→ **Stated goal**:
The listing below contains a span that opens with the line containing "Emit a component" and closes with the line containing "const radiusPos = [0, 297, 570];". Return that span exactly.

→ **Material provided**:

/---

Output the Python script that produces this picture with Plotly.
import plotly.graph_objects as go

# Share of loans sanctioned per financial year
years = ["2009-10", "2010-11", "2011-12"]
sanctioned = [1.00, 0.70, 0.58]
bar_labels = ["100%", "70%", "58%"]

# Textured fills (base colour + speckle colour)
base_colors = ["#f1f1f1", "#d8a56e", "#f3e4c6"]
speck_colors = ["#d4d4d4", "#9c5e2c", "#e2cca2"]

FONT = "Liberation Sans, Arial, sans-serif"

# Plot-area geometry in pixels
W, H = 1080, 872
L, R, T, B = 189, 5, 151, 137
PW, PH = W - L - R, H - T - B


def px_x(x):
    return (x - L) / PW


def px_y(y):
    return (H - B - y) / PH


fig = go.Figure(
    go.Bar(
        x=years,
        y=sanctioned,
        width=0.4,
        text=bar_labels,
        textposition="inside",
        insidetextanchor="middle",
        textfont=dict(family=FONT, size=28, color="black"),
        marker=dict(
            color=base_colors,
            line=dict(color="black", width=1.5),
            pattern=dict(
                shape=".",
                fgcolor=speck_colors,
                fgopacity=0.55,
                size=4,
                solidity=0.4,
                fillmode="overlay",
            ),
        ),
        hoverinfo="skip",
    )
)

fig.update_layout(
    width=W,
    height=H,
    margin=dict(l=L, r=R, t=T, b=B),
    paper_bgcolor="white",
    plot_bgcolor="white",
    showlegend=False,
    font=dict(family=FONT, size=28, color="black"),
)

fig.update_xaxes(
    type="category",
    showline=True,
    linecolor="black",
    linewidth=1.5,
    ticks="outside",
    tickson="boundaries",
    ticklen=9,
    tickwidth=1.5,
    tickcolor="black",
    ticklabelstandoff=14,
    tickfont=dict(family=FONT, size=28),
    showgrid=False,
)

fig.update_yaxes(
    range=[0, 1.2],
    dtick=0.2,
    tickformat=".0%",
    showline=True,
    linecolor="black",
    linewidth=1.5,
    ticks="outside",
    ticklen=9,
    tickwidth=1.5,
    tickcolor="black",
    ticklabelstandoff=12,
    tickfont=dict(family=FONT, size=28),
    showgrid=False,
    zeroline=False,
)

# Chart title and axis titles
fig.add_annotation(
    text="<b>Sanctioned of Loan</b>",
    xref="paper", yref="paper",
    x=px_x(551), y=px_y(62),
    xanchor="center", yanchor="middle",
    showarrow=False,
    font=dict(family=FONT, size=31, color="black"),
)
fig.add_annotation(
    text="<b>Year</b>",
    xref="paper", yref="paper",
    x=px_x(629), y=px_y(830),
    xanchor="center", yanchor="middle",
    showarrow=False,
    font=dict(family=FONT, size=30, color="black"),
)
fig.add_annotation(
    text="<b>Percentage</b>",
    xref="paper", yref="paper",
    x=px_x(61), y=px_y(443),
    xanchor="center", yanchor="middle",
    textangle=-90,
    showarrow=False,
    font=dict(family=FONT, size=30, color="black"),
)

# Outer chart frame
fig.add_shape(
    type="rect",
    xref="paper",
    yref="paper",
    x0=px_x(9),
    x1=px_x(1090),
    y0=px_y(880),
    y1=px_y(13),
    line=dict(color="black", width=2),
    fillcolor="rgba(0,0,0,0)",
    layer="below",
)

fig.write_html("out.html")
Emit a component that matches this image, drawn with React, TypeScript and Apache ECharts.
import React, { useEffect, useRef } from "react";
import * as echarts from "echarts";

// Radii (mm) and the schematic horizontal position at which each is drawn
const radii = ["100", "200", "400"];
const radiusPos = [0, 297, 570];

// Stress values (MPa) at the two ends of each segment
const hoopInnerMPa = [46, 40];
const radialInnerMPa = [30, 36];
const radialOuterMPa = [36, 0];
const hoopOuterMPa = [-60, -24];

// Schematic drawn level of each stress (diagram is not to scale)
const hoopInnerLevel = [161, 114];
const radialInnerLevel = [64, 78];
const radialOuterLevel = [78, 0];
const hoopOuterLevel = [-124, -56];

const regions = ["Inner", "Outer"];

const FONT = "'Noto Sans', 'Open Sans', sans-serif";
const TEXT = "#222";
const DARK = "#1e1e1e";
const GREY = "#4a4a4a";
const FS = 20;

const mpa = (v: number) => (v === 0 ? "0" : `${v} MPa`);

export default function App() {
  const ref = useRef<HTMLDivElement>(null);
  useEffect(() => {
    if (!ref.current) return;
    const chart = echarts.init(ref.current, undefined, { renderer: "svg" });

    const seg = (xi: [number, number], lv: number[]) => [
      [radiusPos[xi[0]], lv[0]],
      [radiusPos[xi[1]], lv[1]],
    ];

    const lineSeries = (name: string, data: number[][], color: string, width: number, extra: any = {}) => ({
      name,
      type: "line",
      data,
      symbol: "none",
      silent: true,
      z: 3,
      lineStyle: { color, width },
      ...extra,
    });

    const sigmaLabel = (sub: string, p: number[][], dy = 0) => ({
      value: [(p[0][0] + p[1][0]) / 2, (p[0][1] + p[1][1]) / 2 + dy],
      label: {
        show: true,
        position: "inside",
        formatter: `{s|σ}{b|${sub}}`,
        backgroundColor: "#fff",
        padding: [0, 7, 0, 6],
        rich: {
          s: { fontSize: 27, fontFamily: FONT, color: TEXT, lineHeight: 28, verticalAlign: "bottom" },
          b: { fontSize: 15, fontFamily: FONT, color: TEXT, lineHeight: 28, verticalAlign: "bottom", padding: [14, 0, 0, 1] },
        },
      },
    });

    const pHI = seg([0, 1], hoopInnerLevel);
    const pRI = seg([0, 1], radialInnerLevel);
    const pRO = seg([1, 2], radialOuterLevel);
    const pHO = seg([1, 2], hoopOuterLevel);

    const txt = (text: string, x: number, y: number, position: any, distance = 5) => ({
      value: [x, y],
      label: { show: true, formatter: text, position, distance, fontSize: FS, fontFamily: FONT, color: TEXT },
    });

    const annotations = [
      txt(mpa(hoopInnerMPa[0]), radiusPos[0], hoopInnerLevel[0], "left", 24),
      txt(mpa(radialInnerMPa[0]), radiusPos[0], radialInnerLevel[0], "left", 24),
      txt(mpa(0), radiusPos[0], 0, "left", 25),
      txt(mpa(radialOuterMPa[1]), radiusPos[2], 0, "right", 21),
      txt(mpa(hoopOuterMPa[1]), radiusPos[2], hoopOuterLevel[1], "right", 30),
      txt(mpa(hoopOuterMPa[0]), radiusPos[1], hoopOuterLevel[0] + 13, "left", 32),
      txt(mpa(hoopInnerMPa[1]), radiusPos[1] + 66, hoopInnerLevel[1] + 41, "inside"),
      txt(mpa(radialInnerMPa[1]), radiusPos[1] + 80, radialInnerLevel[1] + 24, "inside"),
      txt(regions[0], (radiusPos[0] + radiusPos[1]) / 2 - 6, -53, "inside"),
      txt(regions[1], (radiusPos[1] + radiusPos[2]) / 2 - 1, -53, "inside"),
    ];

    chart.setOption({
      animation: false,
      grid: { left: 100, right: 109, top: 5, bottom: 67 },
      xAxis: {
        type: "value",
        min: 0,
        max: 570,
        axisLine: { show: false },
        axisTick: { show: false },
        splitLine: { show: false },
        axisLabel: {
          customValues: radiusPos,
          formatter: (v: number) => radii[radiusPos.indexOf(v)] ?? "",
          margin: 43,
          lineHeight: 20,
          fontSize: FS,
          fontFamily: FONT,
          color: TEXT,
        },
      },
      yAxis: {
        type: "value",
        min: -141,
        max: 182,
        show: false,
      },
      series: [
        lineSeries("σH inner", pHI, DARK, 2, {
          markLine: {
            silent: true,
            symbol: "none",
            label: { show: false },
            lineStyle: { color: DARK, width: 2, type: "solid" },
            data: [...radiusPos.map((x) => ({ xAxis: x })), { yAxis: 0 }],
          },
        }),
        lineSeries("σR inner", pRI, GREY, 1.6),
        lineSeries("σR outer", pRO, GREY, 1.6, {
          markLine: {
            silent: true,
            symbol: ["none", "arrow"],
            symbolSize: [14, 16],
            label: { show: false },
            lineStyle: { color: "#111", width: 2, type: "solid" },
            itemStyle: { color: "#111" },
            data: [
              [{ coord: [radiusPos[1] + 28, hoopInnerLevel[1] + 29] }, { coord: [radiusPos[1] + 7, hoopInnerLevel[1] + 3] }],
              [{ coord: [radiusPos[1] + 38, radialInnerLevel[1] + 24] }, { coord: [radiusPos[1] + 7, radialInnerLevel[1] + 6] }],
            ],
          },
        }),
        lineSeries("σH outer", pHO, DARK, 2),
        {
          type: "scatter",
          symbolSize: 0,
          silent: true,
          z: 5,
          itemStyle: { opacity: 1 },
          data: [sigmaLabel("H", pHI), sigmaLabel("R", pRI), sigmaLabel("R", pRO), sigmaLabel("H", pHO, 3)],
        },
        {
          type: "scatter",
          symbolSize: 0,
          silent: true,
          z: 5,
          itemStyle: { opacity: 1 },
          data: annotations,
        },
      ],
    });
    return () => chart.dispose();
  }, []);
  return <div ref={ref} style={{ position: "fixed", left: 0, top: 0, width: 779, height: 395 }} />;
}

\---

→ **Full answer**:
Emit a component that matches this image, drawn with React, TypeScript and Apache ECharts.
import React, { useEffect, useRef } from "react";
import * as echarts from "echarts";

// Radii (mm) and the schematic horizontal position at which each is drawn
const radii = ["100", "200", "400"];
const radiusPos = [0, 297, 570];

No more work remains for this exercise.